▶ _Task brief_
Give all the lines below again, exactly, with no pictures.

▶ _Data_

--- --- ---

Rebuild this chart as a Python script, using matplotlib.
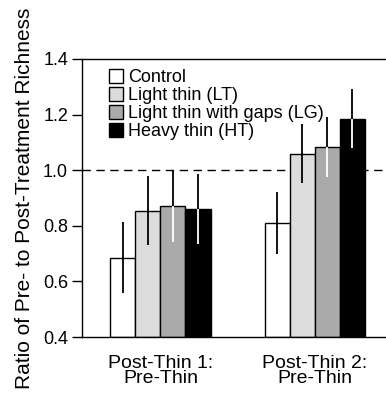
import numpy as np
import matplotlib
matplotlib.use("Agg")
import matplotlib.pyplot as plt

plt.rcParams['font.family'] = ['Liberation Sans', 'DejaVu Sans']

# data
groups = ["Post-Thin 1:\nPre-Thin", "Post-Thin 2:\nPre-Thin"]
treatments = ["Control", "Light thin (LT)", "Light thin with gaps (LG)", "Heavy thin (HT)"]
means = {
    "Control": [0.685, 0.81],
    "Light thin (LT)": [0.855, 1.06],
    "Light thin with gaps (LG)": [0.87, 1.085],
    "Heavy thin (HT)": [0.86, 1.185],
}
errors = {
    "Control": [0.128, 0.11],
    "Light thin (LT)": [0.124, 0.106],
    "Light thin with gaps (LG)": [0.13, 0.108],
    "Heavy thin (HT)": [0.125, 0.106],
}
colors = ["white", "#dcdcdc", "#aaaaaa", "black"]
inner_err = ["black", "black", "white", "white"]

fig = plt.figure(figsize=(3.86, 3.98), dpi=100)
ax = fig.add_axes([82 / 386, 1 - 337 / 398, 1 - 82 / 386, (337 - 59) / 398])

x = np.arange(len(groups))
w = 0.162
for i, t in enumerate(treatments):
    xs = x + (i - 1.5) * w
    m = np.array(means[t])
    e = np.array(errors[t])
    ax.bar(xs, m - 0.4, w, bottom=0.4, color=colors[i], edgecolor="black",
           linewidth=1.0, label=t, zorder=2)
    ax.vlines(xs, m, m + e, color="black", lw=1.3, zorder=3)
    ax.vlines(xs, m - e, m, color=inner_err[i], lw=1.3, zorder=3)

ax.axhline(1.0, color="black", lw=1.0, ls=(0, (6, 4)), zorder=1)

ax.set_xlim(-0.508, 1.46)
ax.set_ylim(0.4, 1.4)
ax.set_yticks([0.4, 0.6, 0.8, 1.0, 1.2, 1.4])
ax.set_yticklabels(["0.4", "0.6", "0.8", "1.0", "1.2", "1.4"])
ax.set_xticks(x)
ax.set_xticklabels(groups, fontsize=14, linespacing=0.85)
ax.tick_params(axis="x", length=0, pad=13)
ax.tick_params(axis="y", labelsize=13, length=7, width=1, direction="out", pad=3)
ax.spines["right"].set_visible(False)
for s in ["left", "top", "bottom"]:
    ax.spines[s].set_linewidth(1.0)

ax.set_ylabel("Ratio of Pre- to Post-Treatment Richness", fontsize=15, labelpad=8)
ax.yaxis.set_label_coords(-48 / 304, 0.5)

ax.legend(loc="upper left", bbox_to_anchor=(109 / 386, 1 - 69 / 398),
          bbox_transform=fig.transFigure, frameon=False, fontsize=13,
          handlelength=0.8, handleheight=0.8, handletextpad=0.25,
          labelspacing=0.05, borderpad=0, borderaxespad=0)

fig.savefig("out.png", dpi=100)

--- --- ---

▶ _Task result_
Rebuild this chart as a Python script, using matplotlib.
import numpy as np
import matplotlib
matplotlib.use("Agg")
import matplotlib.pyplot as plt

plt.rcParams['font.family'] = ['Liberation Sans', 'DejaVu Sans']

# data
groups = ["Post-Thin 1:\nPre-Thin", "Post-Thin 2:\nPre-Thin"]
treatments = ["Control", "Light thin (LT)", "Light thin with gaps (LG)", "Heavy thin (HT)"]
means = {
    "Control": [0.685, 0.81],
    "Light thin (LT)": [0.855, 1.06],
    "Light thin with gaps (LG)": [0.87, 1.085],
    "Heavy thin (HT)": [0.86, 1.185],
}
errors = {
    "Control": [0.128, 0.11],
    "Light thin (LT)": [0.124, 0.106],
    "Light thin with gaps (LG)": [0.13, 0.108],
    "Heavy thin (HT)": [0.125, 0.106],
}
colors = ["white", "#dcdcdc", "#aaaaaa", "black"]
inner_err = ["black", "black", "white", "white"]

fig = plt.figure(figsize=(3.86, 3.98), dpi=100)
ax = fig.add_axes([82 / 386, 1 - 337 / 398, 1 - 82 / 386, (337 - 59) / 398])

x = np.arange(len(groups))
w = 0.162
for i, t in enumerate(treatments):
    xs = x + (i - 1.5) * w
    m = np.array(means[t])
    e = np.array(errors[t])
    ax.bar(xs, m - 0.4, w, bottom=0.4, color=colors[i], edgecolor="black",
           linewidth=1.0, label=t, zorder=2)
    ax.vlines(xs, m, m + e, color="black", lw=1.3, zorder=3)
    ax.vlines(xs, m - e, m, color=inner_err[i], lw=1.3, zorder=3)

ax.axhline(1.0, color="black", lw=1.0, ls=(0, (6, 4)), zorder=1)

ax.set_xlim(-0.508, 1.46)
ax.set_ylim(0.4, 1.4)
ax.set_yticks([0.4, 0.6, 0.8, 1.0, 1.2, 1.4])
ax.set_yticklabels(["0.4", "0.6", "0.8", "1.0", "1.2", "1.4"])
ax.set_xticks(x)
ax.set_xticklabels(groups, fontsize=14, linespacing=0.85)
ax.tick_params(axis="x", length=0, pad=13)
ax.tick_params(axis="y", labelsize=13, length=7, width=1, direction="out", pad=3)
ax.spines["right"].set_visible(False)
for s in ["left", "top", "bottom"]:
    ax.spines[s].set_linewidth(1.0)

ax.set_ylabel("Ratio of Pre- to Post-Treatment Richness", fontsize=15, labelpad=8)
ax.yaxis.set_label_coords(-48 / 304, 0.5)

ax.legend(loc="upper left", bbox_to_anchor=(109 / 386, 1 - 69 / 398),
          bbox_transform=fig.transFigure, frameon=False, fontsize=13,
          handlelength=0.8, handleheight=0.8, handletextpad=0.25,
          labelspacing=0.05, borderpad=0, borderaxespad=0)

fig.savefig("out.png", dpi=100)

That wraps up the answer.